The public believes that Boris Johnson – the former foreign secretary who quit a fortnight ago – is better placed to lead his party and negotiations with Brussels with time running out on securing a deal, according to the YouGov poll.
The newspaper reported that 34 per cent of voters believed Mr Johnson would negotiate Brexit well compared to only 16 per cent for Mrs May.
The poll of 1,668 adults carried out last week found that 24 per cent of voters would back a party on the political far-right committed to “opposing Islamism and immigration and supporting Brexit”.

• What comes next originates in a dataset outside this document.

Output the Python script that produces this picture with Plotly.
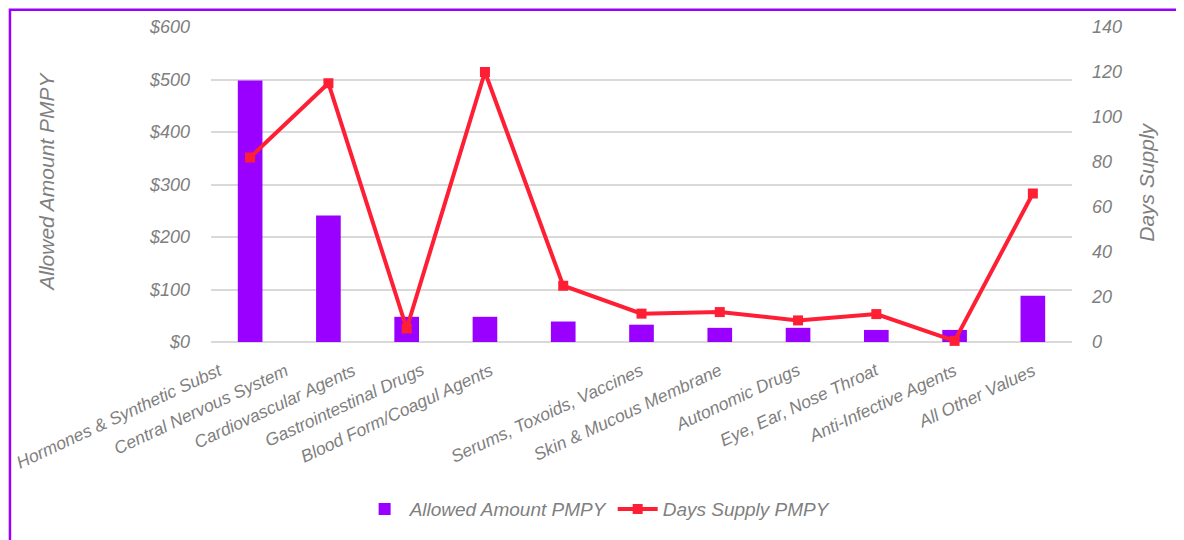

It comes as former Trump adviser Steve Bannon and pro-Brexit campaigner Nigel Farage discuss plans to form a new right-wing movement to take advantage of the government’s problems.
The poll also showed that the UK remained divided on the merits of leaving the European Union with 50 per cent voting to remain in the EU in any new referendum. In the 2016 referendum, 52 per cent voted to leave the EU and 48 per cent to remain.
Mrs May’s Brexit plan was thrashed out at a stormy Cabinet meeting earlier this month but has faced opposition from her party, the opposition and with senior negotiators for the European Union in Brussels. She only narrowly won a series of votes on Brexit in parliament last week.
Dominic Raab, the new Brexit Secretary after his predecessor quit two weeks ago, said he was still seeking to persuade all members of the Cabinet that Mrs May’s plan was the best one to “get the best deal”.